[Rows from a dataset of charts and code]
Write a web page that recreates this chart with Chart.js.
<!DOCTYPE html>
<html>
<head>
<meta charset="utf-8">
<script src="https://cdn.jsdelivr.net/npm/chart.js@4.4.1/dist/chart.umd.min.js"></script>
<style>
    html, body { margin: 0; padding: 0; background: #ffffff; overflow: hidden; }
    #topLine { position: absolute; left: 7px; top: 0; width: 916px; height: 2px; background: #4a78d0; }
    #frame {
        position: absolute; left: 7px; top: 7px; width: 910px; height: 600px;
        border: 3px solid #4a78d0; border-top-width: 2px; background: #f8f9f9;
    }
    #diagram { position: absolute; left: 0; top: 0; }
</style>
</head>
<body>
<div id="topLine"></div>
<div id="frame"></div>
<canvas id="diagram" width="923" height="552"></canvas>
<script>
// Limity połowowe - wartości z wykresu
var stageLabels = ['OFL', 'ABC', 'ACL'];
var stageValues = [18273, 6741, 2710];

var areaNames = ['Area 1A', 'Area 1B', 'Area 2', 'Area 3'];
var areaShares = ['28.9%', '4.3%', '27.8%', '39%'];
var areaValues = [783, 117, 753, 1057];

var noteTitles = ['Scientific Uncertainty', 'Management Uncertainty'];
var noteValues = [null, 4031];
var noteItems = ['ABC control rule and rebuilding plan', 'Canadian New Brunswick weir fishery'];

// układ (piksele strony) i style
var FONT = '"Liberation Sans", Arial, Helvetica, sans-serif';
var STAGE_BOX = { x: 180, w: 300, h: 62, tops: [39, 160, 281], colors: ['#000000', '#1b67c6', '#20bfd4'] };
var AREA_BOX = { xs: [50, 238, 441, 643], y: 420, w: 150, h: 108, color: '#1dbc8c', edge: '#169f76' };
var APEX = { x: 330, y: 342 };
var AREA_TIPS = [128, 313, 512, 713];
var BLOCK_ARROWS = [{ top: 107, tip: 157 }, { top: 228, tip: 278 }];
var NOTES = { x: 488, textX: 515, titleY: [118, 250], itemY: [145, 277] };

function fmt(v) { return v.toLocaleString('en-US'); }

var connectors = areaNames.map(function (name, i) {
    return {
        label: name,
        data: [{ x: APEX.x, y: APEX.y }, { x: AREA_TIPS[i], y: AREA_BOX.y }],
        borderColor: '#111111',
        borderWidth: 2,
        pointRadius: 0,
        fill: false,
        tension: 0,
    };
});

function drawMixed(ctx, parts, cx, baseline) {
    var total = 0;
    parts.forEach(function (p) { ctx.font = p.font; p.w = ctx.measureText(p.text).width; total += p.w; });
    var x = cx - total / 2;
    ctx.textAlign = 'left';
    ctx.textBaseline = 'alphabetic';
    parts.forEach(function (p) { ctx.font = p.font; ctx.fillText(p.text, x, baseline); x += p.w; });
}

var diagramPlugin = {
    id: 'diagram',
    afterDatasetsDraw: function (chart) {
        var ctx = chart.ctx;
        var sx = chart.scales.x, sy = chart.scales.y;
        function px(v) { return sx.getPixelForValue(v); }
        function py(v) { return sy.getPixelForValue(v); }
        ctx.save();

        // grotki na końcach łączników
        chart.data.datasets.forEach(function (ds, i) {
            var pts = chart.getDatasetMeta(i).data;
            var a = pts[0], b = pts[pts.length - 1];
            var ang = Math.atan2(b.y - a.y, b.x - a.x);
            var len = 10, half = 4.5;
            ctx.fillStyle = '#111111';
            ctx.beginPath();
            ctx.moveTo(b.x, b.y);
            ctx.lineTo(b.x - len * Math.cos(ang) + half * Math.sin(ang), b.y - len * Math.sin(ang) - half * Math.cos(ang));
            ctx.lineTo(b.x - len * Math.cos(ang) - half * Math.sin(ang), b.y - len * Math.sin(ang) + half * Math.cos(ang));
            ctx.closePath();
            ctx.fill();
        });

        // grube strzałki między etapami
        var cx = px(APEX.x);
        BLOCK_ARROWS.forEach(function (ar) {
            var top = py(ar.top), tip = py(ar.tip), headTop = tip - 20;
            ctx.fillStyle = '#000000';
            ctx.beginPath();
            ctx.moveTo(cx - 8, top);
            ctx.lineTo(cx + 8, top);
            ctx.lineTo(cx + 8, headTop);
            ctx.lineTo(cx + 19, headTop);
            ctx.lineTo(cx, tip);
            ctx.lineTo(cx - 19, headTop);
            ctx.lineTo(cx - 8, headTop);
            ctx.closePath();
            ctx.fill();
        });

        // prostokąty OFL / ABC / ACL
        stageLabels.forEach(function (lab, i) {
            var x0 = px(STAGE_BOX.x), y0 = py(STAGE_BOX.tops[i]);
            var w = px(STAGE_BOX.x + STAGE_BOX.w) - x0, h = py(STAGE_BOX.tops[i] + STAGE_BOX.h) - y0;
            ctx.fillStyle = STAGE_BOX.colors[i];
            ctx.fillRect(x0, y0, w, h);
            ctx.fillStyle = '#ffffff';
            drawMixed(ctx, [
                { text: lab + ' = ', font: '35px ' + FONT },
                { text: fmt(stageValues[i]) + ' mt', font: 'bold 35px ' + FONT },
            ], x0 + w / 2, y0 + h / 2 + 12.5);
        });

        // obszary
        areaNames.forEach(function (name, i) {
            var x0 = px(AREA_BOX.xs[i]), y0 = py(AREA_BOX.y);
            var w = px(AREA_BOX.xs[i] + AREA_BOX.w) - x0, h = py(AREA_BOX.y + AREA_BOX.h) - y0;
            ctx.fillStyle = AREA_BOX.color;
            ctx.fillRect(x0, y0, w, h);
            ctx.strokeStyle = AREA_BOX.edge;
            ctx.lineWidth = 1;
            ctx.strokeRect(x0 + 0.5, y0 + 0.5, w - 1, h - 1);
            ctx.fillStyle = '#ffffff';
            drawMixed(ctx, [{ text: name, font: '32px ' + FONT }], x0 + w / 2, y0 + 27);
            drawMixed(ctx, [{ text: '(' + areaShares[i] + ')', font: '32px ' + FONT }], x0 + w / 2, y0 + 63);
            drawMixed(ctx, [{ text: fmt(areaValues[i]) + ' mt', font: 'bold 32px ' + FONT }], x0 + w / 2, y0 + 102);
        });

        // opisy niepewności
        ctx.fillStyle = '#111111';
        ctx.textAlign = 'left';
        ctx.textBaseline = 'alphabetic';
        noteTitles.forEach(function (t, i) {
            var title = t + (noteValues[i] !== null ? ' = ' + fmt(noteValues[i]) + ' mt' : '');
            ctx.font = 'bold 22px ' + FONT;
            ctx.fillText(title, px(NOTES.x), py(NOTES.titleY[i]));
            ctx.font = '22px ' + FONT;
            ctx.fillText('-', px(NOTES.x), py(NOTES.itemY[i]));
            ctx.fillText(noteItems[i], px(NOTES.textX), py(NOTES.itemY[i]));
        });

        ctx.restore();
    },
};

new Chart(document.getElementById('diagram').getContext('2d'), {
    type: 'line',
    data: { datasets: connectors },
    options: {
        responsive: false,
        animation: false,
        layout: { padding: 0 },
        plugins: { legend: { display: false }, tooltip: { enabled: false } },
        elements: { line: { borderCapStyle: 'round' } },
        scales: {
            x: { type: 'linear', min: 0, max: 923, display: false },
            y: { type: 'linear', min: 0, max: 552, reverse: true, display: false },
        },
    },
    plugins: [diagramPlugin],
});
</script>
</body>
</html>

---

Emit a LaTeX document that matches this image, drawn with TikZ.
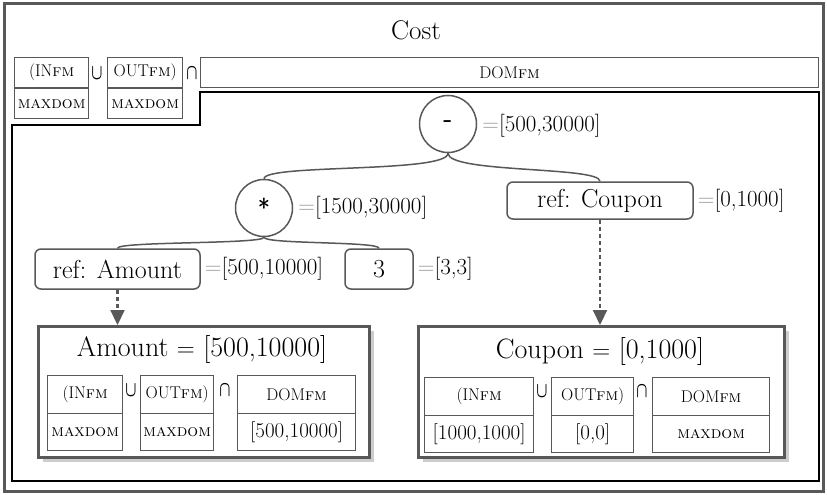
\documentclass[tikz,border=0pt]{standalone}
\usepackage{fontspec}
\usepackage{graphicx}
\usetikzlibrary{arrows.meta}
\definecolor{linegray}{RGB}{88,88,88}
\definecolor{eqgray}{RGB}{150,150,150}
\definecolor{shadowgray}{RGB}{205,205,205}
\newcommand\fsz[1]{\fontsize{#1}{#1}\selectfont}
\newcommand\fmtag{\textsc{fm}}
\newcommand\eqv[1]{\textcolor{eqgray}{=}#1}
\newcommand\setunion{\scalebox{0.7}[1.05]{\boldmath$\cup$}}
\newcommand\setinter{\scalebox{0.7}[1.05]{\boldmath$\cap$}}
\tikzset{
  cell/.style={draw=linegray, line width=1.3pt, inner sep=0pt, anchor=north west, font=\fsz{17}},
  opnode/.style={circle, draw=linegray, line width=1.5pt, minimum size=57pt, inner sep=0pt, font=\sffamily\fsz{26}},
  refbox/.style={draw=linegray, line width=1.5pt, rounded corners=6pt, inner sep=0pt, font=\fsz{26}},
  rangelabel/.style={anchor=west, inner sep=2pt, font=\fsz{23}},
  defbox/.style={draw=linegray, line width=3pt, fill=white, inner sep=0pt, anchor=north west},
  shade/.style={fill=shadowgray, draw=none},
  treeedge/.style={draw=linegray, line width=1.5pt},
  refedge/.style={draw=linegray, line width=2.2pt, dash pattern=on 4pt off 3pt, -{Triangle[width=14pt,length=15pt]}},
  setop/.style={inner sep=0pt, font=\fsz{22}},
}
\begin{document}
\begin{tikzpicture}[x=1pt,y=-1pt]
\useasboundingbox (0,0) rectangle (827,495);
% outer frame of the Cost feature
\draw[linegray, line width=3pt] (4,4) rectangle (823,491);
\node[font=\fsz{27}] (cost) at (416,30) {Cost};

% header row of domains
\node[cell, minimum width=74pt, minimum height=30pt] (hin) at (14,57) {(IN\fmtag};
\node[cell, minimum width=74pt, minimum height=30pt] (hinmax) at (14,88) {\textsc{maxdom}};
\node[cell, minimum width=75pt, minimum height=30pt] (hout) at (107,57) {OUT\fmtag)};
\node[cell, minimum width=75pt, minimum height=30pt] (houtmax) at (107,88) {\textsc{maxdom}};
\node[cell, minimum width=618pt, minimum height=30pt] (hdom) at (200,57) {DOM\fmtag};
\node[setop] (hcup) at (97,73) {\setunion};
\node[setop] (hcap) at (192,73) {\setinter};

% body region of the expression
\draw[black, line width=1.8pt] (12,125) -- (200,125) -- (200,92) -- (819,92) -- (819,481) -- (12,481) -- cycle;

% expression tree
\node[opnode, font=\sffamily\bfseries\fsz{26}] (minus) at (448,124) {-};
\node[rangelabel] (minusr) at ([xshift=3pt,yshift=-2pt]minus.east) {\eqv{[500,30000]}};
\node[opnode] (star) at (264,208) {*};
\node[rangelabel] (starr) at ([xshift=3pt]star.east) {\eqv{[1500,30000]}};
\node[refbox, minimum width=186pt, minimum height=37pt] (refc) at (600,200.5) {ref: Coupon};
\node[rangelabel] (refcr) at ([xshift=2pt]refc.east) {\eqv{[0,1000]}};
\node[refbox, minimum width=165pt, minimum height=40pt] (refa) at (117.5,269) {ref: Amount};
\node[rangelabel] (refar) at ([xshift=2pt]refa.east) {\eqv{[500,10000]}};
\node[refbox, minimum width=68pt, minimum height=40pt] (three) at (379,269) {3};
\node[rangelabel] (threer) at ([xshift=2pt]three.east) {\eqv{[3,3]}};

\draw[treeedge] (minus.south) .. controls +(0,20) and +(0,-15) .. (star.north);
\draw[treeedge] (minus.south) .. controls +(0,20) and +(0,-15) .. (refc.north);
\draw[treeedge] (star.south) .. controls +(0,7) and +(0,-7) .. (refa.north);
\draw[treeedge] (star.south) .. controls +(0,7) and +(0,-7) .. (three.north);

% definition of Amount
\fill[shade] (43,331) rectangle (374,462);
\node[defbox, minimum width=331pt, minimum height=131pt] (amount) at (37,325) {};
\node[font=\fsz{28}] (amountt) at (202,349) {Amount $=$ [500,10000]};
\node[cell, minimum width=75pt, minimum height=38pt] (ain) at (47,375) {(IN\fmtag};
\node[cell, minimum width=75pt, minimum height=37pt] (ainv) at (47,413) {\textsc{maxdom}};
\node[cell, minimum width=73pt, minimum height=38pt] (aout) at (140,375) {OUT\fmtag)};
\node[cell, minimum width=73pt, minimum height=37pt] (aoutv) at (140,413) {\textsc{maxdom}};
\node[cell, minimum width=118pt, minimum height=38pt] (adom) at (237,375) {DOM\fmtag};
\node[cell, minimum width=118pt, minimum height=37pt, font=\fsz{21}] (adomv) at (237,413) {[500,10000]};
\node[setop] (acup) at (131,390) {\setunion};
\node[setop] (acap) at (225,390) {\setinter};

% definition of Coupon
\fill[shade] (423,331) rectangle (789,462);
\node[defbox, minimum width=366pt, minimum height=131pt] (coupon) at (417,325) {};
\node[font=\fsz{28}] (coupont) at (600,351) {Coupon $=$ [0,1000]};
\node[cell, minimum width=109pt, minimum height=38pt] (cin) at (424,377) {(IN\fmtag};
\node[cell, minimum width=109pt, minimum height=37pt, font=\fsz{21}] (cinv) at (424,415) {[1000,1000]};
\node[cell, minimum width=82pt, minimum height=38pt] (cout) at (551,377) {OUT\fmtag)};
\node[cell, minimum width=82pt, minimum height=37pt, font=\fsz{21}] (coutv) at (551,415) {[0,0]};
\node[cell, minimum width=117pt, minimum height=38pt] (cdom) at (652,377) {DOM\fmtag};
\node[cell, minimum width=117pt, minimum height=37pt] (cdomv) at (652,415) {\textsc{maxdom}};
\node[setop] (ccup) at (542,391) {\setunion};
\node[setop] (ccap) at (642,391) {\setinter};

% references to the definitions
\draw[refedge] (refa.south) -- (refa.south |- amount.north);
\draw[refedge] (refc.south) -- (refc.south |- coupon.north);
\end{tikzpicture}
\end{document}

▸ Aim:
Determine how many lines of the data contain "with" and give nothing but that number.

▸ Answer in full:
2